The latest government research reveals a rapidly evolving cybersecurity landscape, with a widening security gap between organizations of different sizes and increasingly sophisticated threats emerging.
The Reality Behind the Numbers
While overall attack rates have actually decreased since 2024 (from 50% to 43% for businesses), a troubling reality emerges when you look closer:
The cybersecurity divide is growing.

Large businesses experience cyber attacks at nearly double the rate of their micro counterparts (74% vs 41%). Medium-sized businesses aren't far behind at 67%. This likely doesn't mean small businesses are safer – they're just less equipped to detect these intrusions.
Attack Patterns Evolving
Remember that suspicious email your colleague dismissed last month?
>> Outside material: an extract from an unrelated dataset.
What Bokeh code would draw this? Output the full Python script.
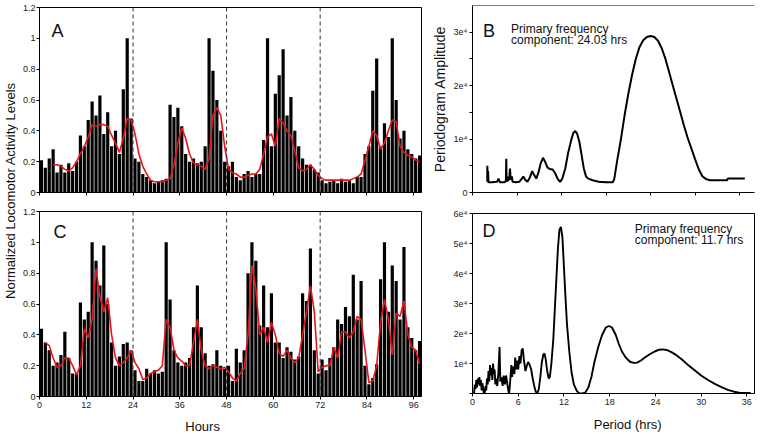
from math import pi
from bokeh.plotting import figure
from bokeh.layouts import row, column
from bokeh.models import (ColumnDataSource, Span, Label, FixedTicker,
                          NumeralTickFormatter, Range1d)
from bokeh.transform import dodge
from bokeh.embed import file_html
from bokeh.resources import INLINE

FONT = "Liberation Sans"

# ---------------- data ----------------
activity_A = [0.21, 0.16, 0.22, 0.28, 0.13, 0.18, 0.13, 0.19, 0.14, 0.2,
              0.37, 0.3, 0.47, 0.59, 0.5, 0.63, 0.38, 0.52, 0.3, 0.4,
              0.25, 0.67, 1.0, 0.48, 0.22, 0.2, 0.12, 0.1, 0.08, 0.06,
              0.07, 0.08, 0.09, 0.57, 0.49, 0.55, 0.43, 0.25, 0.2, 0.22,
              0.19, 0.2, 0.3, 1.0, 0.79, 0.6, 0.4, 0.2, 0.17, 0.2,
              0.1, 0.08, 0.12, 0.14, 0.1, 0.12, 0.12, 0.34, 1.0, 0.3,
              0.64, 0.76, 0.93, 0.5, 0.62, 0.4, 0.3, 0.22, 0.18, 0.18,
              0.15, 0.13, 0.08, 0.06, 0.07, 0.08, 0.06, 0.09, 0.07, 0.08,
              0.06, 0.1, 0.1, 0.25, 0.3, 0.66, 0.87, 0.3, 0.45, 0.36,
              1.0, 0.6, 0.35, 0.4, 0.28, 0.25, 0.22, 0.24]
smooth_A_start = 3
smooth_A = [0.18, 0.18, 0.17, 0.15, 0.14, 0.16, 0.2, 0.25, 0.3, 0.36,
            0.44, 0.43, 0.44, 0.44, 0.43, 0.37, 0.32, 0.26, 0.35, 0.48,
            0.47, 0.38, 0.25, 0.17, 0.12, 0.08, 0.07, 0.07, 0.07, 0.08,
            0.09, 0.18, 0.32, 0.42, 0.35, 0.25, 0.19, 0.18, 0.17, 0.15,
            0.22, 0.5, 0.55, 0.5, 0.3, 0.15, 0.13, 0.12, 0.1, 0.1,
            0.11, 0.12, 0.12, 0.15, 0.25, 0.36, 0.38, 0.3, 0.48, 0.45,
            0.4, 0.37, 0.27, 0.16, 0.14, 0.15, 0.18, 0.15, 0.11, 0.09,
            0.08, 0.08, 0.08, 0.08, 0.08, 0.08, 0.08, 0.09, 0.1, 0.12,
            0.21, 0.3, 0.4, 0.37, 0.28, 0.32, 0.4, 0.47, 0.46, 0.3,
            0.26, 0.24, 0.23, 0.21, 0.2]

activity_C = [0.44, 0.35, 0.3, 0.2, 0.22, 0.27, 0.42, 0.25, 0.15, 0.15,
              0.61, 0.5, 0.55, 1.0, 0.88, 0.72, 0.98, 0.6, 0.35, 0.2,
              0.26, 0.34, 0.35, 0.3, 0.17, 0.1, 0.1, 0.18, 0.15, 0.17,
              0.15, 0.16, 1.0, 0.63, 0.3, 0.22, 0.2, 0.22, 0.25, 0.45,
              0.72, 0.45, 0.28, 0.2, 0.21, 0.3, 0.2, 0.18, 0.2, 0.1,
              0.31, 0.22, 0.3, 0.8, 1.0, 0.88, 0.46, 0.72, 0.45, 0.67,
              0.35, 0.35, 0.25, 0.32, 0.29, 0.24, 0.26, 0.67, 0.62, 0.96,
              0.3, 0.15, 0.24, 0.17, 0.25, 0.32, 0.5, 0.47, 0.58, 0.52,
              0.79, 0.5, 0.75, 0.2, 0.08, 0.12, 0.21, 0.76, 1.0, 0.55,
              0.85, 0.75, 0.5, 0.97, 0.45, 0.38, 0.3, 0.36]
smooth_C_start = 1
smooth_C = [0.35, 0.33, 0.25, 0.19, 0.2, 0.25, 0.25, 0.2, 0.14, 0.2,
            0.44, 0.38, 0.5, 0.83, 0.65, 0.55, 0.64, 0.4, 0.25, 0.2,
            0.22, 0.25, 0.3, 0.22, 0.18, 0.11, 0.12, 0.15, 0.16, 0.17,
            0.2, 0.5, 0.45, 0.3, 0.25, 0.23, 0.2, 0.2, 0.35, 0.5,
            0.3, 0.2, 0.18, 0.2, 0.19, 0.18, 0.19, 0.16, 0.12, 0.1,
            0.15, 0.18, 0.4, 0.85, 0.7, 0.4, 0.45, 0.35, 0.48, 0.4,
            0.28, 0.26, 0.3, 0.25, 0.22, 0.25, 0.4, 0.55, 0.72, 0.55,
            0.16, 0.19, 0.2, 0.2, 0.32, 0.25, 0.42, 0.42, 0.38, 0.42,
            0.52, 0.5, 0.3, 0.09, 0.1, 0.2, 0.48, 0.63, 0.5, 0.27,
            0.54, 0.52, 0.62, 0.4, 0.32, 0.3, 0.21]

hour_ticks = [0, 12, 24, 36, 48, 60, 72, 84, 96]
day_marks = [24, 48, 72]
act_ticks = [0, 0.2, 0.4, 0.6, 0.8, 1.0, 1.2]

period_B = [1.99, 2.0, 2.05, 2.1, 2.15, 2.6, 3.3, 3.5, 3.7, 4.3, 4.5, 4.55, 4.6,
            4.7, 4.75, 4.95, 5.05, 5.15, 5.3, 5.4, 5.8, 6.3, 6.6, 6.85, 7.1,
            7.4, 7.7, 8.05, 8.3, 8.6, 8.9, 9.2, 9.5, 9.8, 10.1, 10.4, 10.8,
            11.1, 11.5, 11.8, 12.1, 12.5, 12.9, 13.3, 13.6, 13.85, 14.1, 14.4,
            14.7, 15.0, 15.3, 15.6, 16.2, 17.0, 18.0, 18.9, 19.1, 19.5, 20.0,
            20.5, 21.0, 21.5, 22.0, 22.5, 23.0, 23.5, 24.0, 24.5, 25.0, 25.5,
            26.0, 26.5, 27.0, 27.5, 28.0, 28.5, 29.0, 29.5, 30.0, 30.5, 31.0,
            31.5, 32.0, 33.0, 34.3, 34.4, 35.5, 36.7]
amp_B = [2000, 5000, 2000, 4000, 1900, 1900, 2000, 2600, 1900, 1900, 2200, 6300, 2000,
         3000, 2200, 2500, 4500, 2400, 3000, 2000, 1900, 2000, 2500, 3000, 2400,
         2000, 2700, 4000, 3300, 2600, 3800, 5500, 6500, 5700, 4700, 4400, 4300,
         3700, 2500, 2000, 2600, 4500, 7500, 9800, 11200, 11500, 11000, 9500,
         7000, 4500, 3000, 2600, 2300, 2000, 1900, 1900, 2500, 6000, 10000,
         14500, 18500, 22000, 25000, 27200, 28500, 29100, 29300, 29100, 28400, 27000,
         25000, 22500, 20000, 17500, 15000, 12500, 10200, 8200, 6200, 4300, 3000,
         2500, 2300, 2300, 2300, 2600, 2600, 2600]

period_D = [0.2, 0.3, 0.4, 0.5, 0.6, 0.7, 0.8, 0.9, 1.0, 1.1, 1.2, 1.3, 1.45, 1.6,
            1.7, 1.8, 1.9, 2.0, 2.1, 2.2, 2.3, 2.4, 2.5, 2.6, 2.7, 2.8, 2.9, 3.0,
            3.1, 3.25, 3.4, 3.55, 3.65, 3.8, 3.95, 4.1, 4.25, 4.4, 4.55, 4.7, 4.8,
            4.9, 5.0, 5.1, 5.2, 5.35, 5.5, 5.6, 5.75, 5.9, 6.0, 6.15, 6.3, 6.45,
            6.6, 6.75, 6.95, 7.15, 7.3, 7.5, 7.7, 7.9, 8.1, 8.3, 8.5, 8.7, 8.9,
            9.1, 9.3, 9.45, 9.6, 9.8, 10.0, 10.15, 10.35, 10.6, 10.8, 11.0, 11.2,
            11.4, 11.6, 11.8, 12.0, 12.2, 12.4, 12.7, 13.0, 13.3, 13.7, 14.0, 14.4,
            14.8, 15.2, 15.6, 16.0, 16.5, 17.0, 17.5, 17.9, 18.3, 18.8, 19.2, 19.6,
            20.1, 20.7, 21.2, 21.6, 22.1, 22.6, 23.2, 23.9, 24.5, 25.0, 25.6, 26.1,
            26.8, 27.4, 28.2, 29.1, 30.0, 30.9, 31.8, 32.6, 33.5, 34.3, 35.0, 35.7,
            36.5]
amp_D = [0, 3000, 1500, 4500, 2000, 5000, 3000, 5500, 2500, 4500, 1000, 3500, 500, 200,
         2500, 1000, 5000, 3000, 7500, 4000, 9500, 6000, 8500, 4500, 10000, 6500, 8000, 3000,
         5000, 2500, 7000, 15500, 4000, 5500, 2500, 6000, 3000, 6000, 3500, 1000, 0,
         2500, 6000, 9500, 5500, 9000, 6500, 12000, 8000, 11000, 8000, 12500, 10000, 14500,
         15000, 11000, 7500, 9500, 10500, 9500, 8000, 5000, 2500, 600, 0, 1500, 5500,
         10500, 13000, 13300, 11500, 7500, 5000, 5500, 10000, 18000, 28000, 38000, 48000,
         54500, 55500, 52000, 42000, 32000, 23000, 14000, 7000, 3000, 800, 100, 0,
         300, 2000, 5500, 10500, 15500, 19500, 22000, 22500, 22000, 19500, 16500, 14000,
         12000, 10500, 10200, 10300, 11000, 12000, 13000, 14000, 14600, 14700, 14400, 13800,
         12700, 11500, 9700, 7800, 6000, 4500, 3200, 2200, 1200, 600, 300, 200,
         200]

period_ticks = [0, 6, 12, 18, 24, 30, 36]
amp_ticks_B = [0, 5000, 10000, 15000, 20000, 25000, 30000]
amp_labels_B = ["0", "", "1e\u2074", "", "2e\u2074", "", "3e\u2074"]
amp_ticks_D = [0, 10000, 20000, 30000, 40000, 50000, 60000]
amp_labels_D = ["", "1e\u2074", "2e\u2074", "3e\u2074", "4e\u2074", "5e\u2074", "6e\u2074"]

RED = "#e8141b"


def style(p):
    p.xgrid.visible = False
    p.ygrid.visible = False
    p.background_fill_color = "white"
    p.border_fill_color = "white"
    p.outline_line_color = "black"
    p.outline_line_width = 1
    for ax in p.axis:
        ax.axis_line_color = "black"
        ax.major_tick_line_color = "black"
        ax.minor_tick_line_color = None
        ax.major_tick_in = 0
        ax.major_tick_out = 3
        ax.major_label_text_font = FONT
        ax.major_label_text_font_size = "9px"
        ax.major_label_text_color = "#222222"
        ax.major_label_standoff = 2


def hide_labels(ax):
    ax.major_label_text_font_size = "1px"
    ax.major_label_text_alpha = 0
    ax.major_label_standoff = 0


def label(p, x, y, text, size, **kw):
    kw.setdefault("text_baseline", "alphabetic")
    p.add_layout(Label(x=x, y=y, text=text, text_font=FONT,
                       text_font_size=size, text_color="#111111", **kw))


def blank(width, height, xr, left, right):
    p = figure(width=width, height=height, x_range=xr, y_range=Range1d(0, 1),
               output_backend="svg", toolbar_location=None,
               min_border_left=left, min_border_right=right,
               min_border_top=0, min_border_bottom=0)
    p.axis.visible = False
    p.grid.visible = False
    p.outline_line_color = None
    p.background_fill_color = "white"
    p.border_fill_color = "white"
    return p


LEFT_W = 19


def activity_panel(vals, smooth, start, height, top, bottom, letter, lx, ly):
    p = figure(width=428 - LEFT_W, height=height, x_range=Range1d(0, 98),
               y_range=Range1d(0, 1.2), output_backend="svg",
               toolbar_location=None, min_border_left=38 - LEFT_W,
               min_border_right=7, min_border_top=top,
               min_border_bottom=bottom)
    style(p)
    p.yaxis.major_label_standoff = 1
    src = ColumnDataSource(dict(hour=list(range(len(vals))), act=vals))
    p.vbar(x=dodge("hour", 0.5, range=p.x_range), top="act", width=0.82,
           source=src, fill_color="black", line_color=None)
    ssrc = ColumnDataSource(dict(hour=list(range(start, start + len(smooth))),
                                 sm=smooth))
    p.line(x=dodge("hour", 0.5, range=p.x_range), y="sm", source=ssrc,
           line_color=RED, line_width=1.6)
    for d in day_marks:
        p.add_layout(Span(location=d, dimension="height", line_color="#333333",
                          line_dash="4 3", line_width=1))
    p.xaxis.ticker = FixedTicker(ticks=hour_ticks)
    p.yaxis.ticker = FixedTicker(ticks=act_ticks)
    p.yaxis.formatter = NumeralTickFormatter(format="0.[0]")
    label(p, lx, ly, letter, "18px")
    return p


# A (top-left) and C (bottom-left)
pA = activity_panel(activity_A, smooth_A, smooth_A_start, 200, 7, 8, "A", 3.07, 1.05)
hide_labels(pA.xaxis[0])
pC = activity_panel(activity_C, smooth_C, smooth_C_start, 212, 11, 16, "C", 3.6, 1.07)

pH = blank(428 - LEFT_W, 22, Range1d(0, 98), 38 - LEFT_W, 7)
label(pH, 41.84, 0.364, "Hours", "13px", text_align="center")

# shared y label for A and C
pL = blank(LEFT_W, 434, Range1d(0, 1), 0, 0)
label(pL, 0.5, 0.562, "Normalized Locomotor Activity Levels", "13px",
      angle=pi / 2, text_align="center", text_baseline="middle")

# B (top-right)
pB = figure(width=333, height=200, x_range=Range1d(0, 38),
            y_range=Range1d(0, 35000), output_backend="svg",
            toolbar_location=None, min_border_left=41, min_border_right=0,
            min_border_top=5, min_border_bottom=8)
style(pB)
pB.outline_line_color = None
pB.add_layout(Span(location=35000, dimension="width", line_color="black",
                   line_width=1))
pB.line(period_B, amp_B, line_color="black", line_width=2)
pB.xaxis.ticker = FixedTicker(ticks=period_ticks)
hide_labels(pB.xaxis[0])
pB.yaxis.ticker = FixedTicker(ticks=amp_ticks_B)
pB.yaxis.major_label_overrides = dict(zip(amp_ticks_B, amp_labels_B))
pB.yaxis.axis_label = "Periodogram Amplitude"
pB.yaxis.axis_label_text_font = FONT
pB.yaxis.axis_label_text_font_size = "14px"
pB.yaxis.axis_label_text_font_style = "normal"
pB.yaxis.axis_label_text_color = "#111111"
pB.yaxis.axis_label_standoff = 3
label(pB, 1.43, 30190, "B", "18px")
label(pB, 5.2, 30670, "Primary frequency", "12px")
label(pB, 5.2, 28510, "component: 24.03 hrs", "12px")

# D (bottom-right)
pD = figure(width=333, height=212, x_range=Range1d(0, 37),
            y_range=Range1d(0, 60000), output_backend="svg",
            toolbar_location=None, min_border_left=41, min_border_right=7,
            min_border_top=13, min_border_bottom=19)
style(pD)
pD.line(period_D, amp_D, line_color="black", line_width=1.9)
pD.xaxis.ticker = FixedTicker(ticks=period_ticks)
pD.yaxis.ticker = FixedTicker(ticks=amp_ticks_D)
pD.yaxis.major_label_overrides = dict(zip(amp_ticks_D, amp_labels_D))
label(pD, 1.3, 54300, "D", "18px")
label(pD, 21.3, 54900, "Primary frequency", "12px")
label(pD, 21.3, 51250, "component: 11.7 hrs", "12px")

pP = blank(333, 22, Range1d(0, 37), 41, 7)
label(pP, 20.36, 0.44, "Period (hrs)", "13px", text_align="center")

layout = row(pL, column(pA, pC, pH), column(pB, pD, pP))
open("out.html", "w").write(file_html(layout, INLINE))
Phishing remains the most prevalent attack vector (85% of all breaches) and organizations report it's surprisingly disruptive due to the sheer volume of incidents that require investigation.
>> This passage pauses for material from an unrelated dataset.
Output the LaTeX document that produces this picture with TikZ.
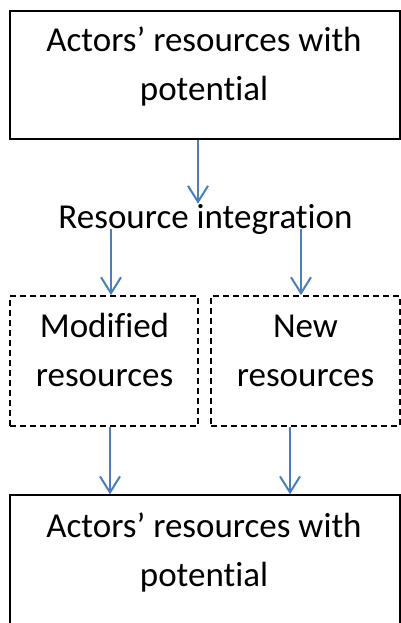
\documentclass[tikz,border=0pt]{standalone}
\usepackage{fontspec}
\setmainfont{Carlito}[Ligatures=NoCommon]
\usetikzlibrary{arrows.meta}
\definecolor{flowblue}{RGB}{74,126,187}
\begin{document}
\begin{tikzpicture}[x=1pt, y=-1pt,
	solidbox/.style = {draw, line width=1.4pt, inner sep=0pt},
	dashbox/.style = {draw, dash pattern=on 6pt off 4pt, line width=1.8pt, inner sep=0pt, minimum height=130pt},
	lbl/.style = {font=\fontsize{35}{49}\selectfont, align=center, anchor=base, inner sep=0pt},
	flow/.style = {draw=flowblue, line width=2pt, -{Straight Barb[length=16pt, width=20pt, line width=2pt]}}]
	\useasboundingbox (0,0) rectangle (401,623);
	
	\node [solidbox, minimum width=390pt, minimum height=128pt] (topbox) at (205,75) {};
	\node [dashbox, minimum width=188pt] (modbox) at (104,361) {};
	\node [dashbox, minimum width=189pt] (newbox) at (305.5,361) {};
	\node [solidbox, minimum width=390pt, minimum height=150pt] (botbox) at (205,570) {};
	
	\node [lbl] (toplbl) at (204,101) {Actors’ resources with\\potential};
	\node [lbl] (integ) at (205.5,228) {Resource integration};
	\node [lbl] (modlbl) at (104.5,386) {Modified\\resources};
	\node [lbl] (newlbl) at (305.5,386) {New\\resources};
	\node [lbl] (botlbl) at (204,586) {Actors’ resources with\\potential};
	
	\coordinate (x1) at (198,0);
	\coordinate (x2) at (111,0);
	\coordinate (x3) at (301,0);
	\coordinate (x4) at (110,0);
	\coordinate (x5) at (290,0);
	
	\draw [flow] (topbox.south -| x1) -- (integ.north -| x1);
	\draw [flow] ([yshift=-1pt]integ.base -| x2) -- (modbox.north -| x2);
	\draw [flow] ([yshift=-1pt]integ.base -| x3) -- (newbox.north -| x3);
	\draw [flow] (modbox.south -| x4) -- (botbox.north -| x4);
	\draw [flow] (newbox.south -| x5) -- (botbox.north -| x5);
\end{tikzpicture}
\end{document}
But the threat landscape is diversifying:
Impersonation attacks (34% of businesses)
Malware excluding ransomware (18%)
Account takeovers (7%)
Ransomware attacks have significantly increased since last year

The True Cost
The financial stakes are rising dramatically:
Average cost of a disruptive breach: £1,600 for businesses, £3,240 for charities
For organizations experiencing significant outcomes: costs balloon to £8,260+ for businesses
Cyber-facilitated fraud costs: £5,900 per incident (nearly 4x higher than typical breaches)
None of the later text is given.